South Carolina House approves amended educational savings account program

(The Center Square) – The South Carolina House amended and passed a bill that would create a pilot educational savings account program in the state.

The amendment alters S. 935, which the Senate…

(The Center Square) – The South Carolina House amended and passed a bill that would create a pilot educational savings account program in the state.

The amendment alters S. 935, which the Senate passed in late March, and now the amended bill will head back to the Senate for approval or to set up a conference committee on the final day of session.

The amended version, approved 66-38 by the House, would allocate $75 million to pay for up to 5,000 vouchers for students to attend any approved private or public school in the state worth a maximum of $5,000 apiece starting in the 2023-24 school year.

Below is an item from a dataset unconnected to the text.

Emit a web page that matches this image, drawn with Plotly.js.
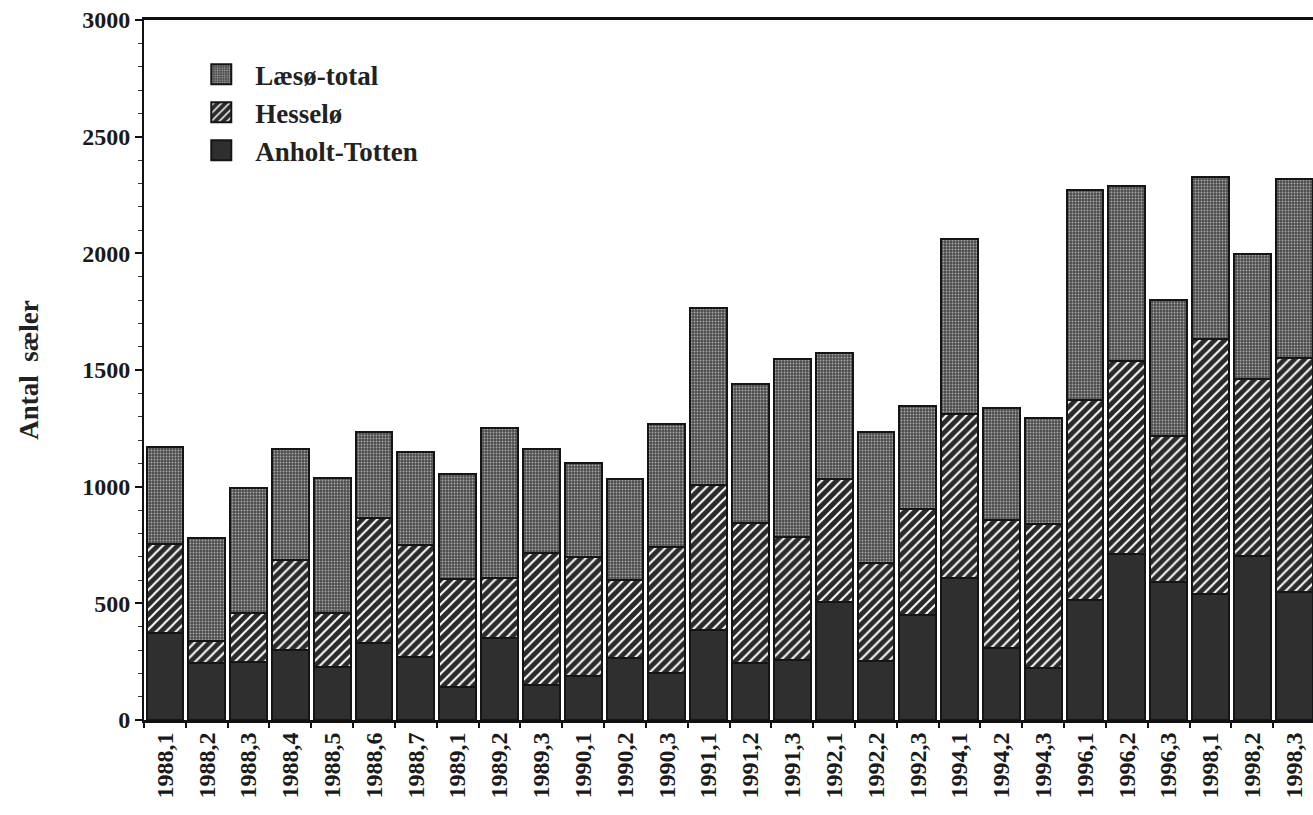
<!DOCTYPE html>
<html>
<head>
<meta charset="utf-8">
<script src="https://cdn.plot.ly/plotly-3.0.1.min.js"></script>
<style>html,body{margin:0;padding:0;background:#fff;}#chart{width:1313px;height:815px;}</style>
</head>
<body>
<div id="chart"></div>
<script>
const categories = ["1988,1","1988,2","1988,3","1988,4","1988,5","1988,6","1988,7",
  "1989,1","1989,2","1989,3","1990,1","1990,2","1990,3",
  "1991,1","1991,2","1991,3","1992,1","1992,2","1992,3",
  "1994,1","1994,2","1994,3","1996,1","1996,2","1996,3",
  "1998,1","1998,2","1998,3"];
const anholtTotten = [372,243,250,300,229,332,272,143,350,150,190,267,203,386,246,257,507,253,450,610,308,221,513,713,591,540,705,547];
const hesselo      = [383,95,208,386,229,533,478,460,257,567,507,333,540,621,600,529,525,418,455,702,551,618,859,827,626,1092,758,1006];
const laesoTotal   = [416,440,537,474,581,371,400,451,646,443,406,434,524,760,593,763,540,565,441,748,478,454,901,749,583,696,534,764];
const yTicks = [0,500,1000,1500,2000,2500,3000];

const serif = "'Liberation Serif', 'Times New Roman', serif";
const outline = {color:'#151515', width:2};

const traces = [
  {type:'bar', name:'Anholt-Totten', x:categories, y:anholtTotten,
   marker:{color:'#2f2f2f', line:outline}},
  {type:'bar', name:'Hesselø', x:categories, y:hesselo,
   marker:{color:'#2a2a2a', line:outline,
     pattern:{shape:'/', fillmode:'replace', bgcolor:'#2a2a2a', fgcolor:'#ffffff', size:7, solidity:0.28}}},
  {type:'bar', name:'Læsø-total', x:categories, y:laesoTotal,
   marker:{color:'#505050', line:outline,
     pattern:{shape:'.', fillmode:'replace', bgcolor:'#4c4c4c', fgcolor:'#a8a8a8', size:3, solidity:0.3}}}
];

const layout = {
  width:1313, height:815,
  margin:{l:144, r:0, t:20, b:95},
  paper_bgcolor:'#ffffff', plot_bgcolor:'#ffffff',
  barmode:'stack', bargap:0.12,
  showlegend:true,
  legend:{x:0.049, y:0.957, xanchor:'left', yanchor:'top', traceorder:'reversed',
    bgcolor:'rgba(0,0,0,0)', font:{family:serif, size:27, color:'#222', weight:'bold'}, itemwidth:44},
  xaxis:{type:'category', range:[-0.5, 27.45], tickangle:-90,
    showline:true, linecolor:'#111', linewidth:3, mirror:true,
    ticks:'outside', tickson:'boundaries', ticklen:5, tickwidth:2, tickcolor:'#111',
    showgrid:false, zeroline:false,
    tickfont:{family:serif, size:24, color:'#1a1a1a', weight:'bold'}},
  yaxis:{range:[0,3000], tickvals:yTicks, ticktext:yTicks.map(String),
    showline:true, linecolor:'#111', linewidth:2,
    ticks:'outside', ticklen:7, tickwidth:2, tickcolor:'#111',
    minor:{dtick:100, ticks:'outside', ticklen:4, tickwidth:1, tickcolor:'#333'},
    showgrid:false, zeroline:false,
    tickfont:{family:serif, size:24, color:'#1a1a1a', weight:'bold'},
    title:{text:'Antal  sæler', standoff:36, font:{family:serif, size:27, color:'#222', weight:'bold'}}}
};

Plotly.newPlot('chart', traces, layout, {displayModeBar:false, staticPlot:true}).then(function(){
  document.querySelectorAll('#chart .legend .legendpoints path').forEach(function(p){
    p.setAttribute('d', 'M3,10H-17V-10H3Z');
  });
});
</script>
</body>
</html>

The program would be approved for three years.

Any funds left in the program after three years would be returned to the state’s Contingency Reserve Fund.

“We are not taking any dollars from any public education system,” Rep. Shannon Erickson, R-Beaufort, said of the amendment. “It’s coming from our Contingency Reserve Fund. There are no dollars from any public program going into this public program.”

To be eligible, students in kindergarten through eighth grade must be enrolled in Medicaid or the Children’s Health Insurance Program or must be in a household with an income at or below the CHIP upper income limit.

Up to 500 children of active-duty military members will also be eligible. If more than 5,000 students apply for the scholarships, a lottery system will be used.

“The expenditure of these funds can go to tuition, fees from the school for enrollment, books and a transportation stipend,” Erickson said.

The bill differs from the Senate version, known as the Put Parents in Charge Act. The original bill would’ve allowed for 5,000 scholarships in the 2023-24 school year before expanding to 10,000 in 2024-25 and 15,000 every school year thereafter.

To be eligible under the original version of the bill, students must be eligible for Medicaid, have a disability that requires an individual education plan or be a sibling living in the same household of a student who receives a scholarship.

The scholarships, which will pay for students to attend a private school or the expenses to attend a different public school, are worth the average amount of funding per student for the state’s public schools.

That would be $7,140 in the first year and $7,565 in 2025-26 for a total cost of up to $35.7 million in 2023-24 to $113.5 million in 2025-26. That funding will go from the school district where the student is enrolled to the ESA voucher.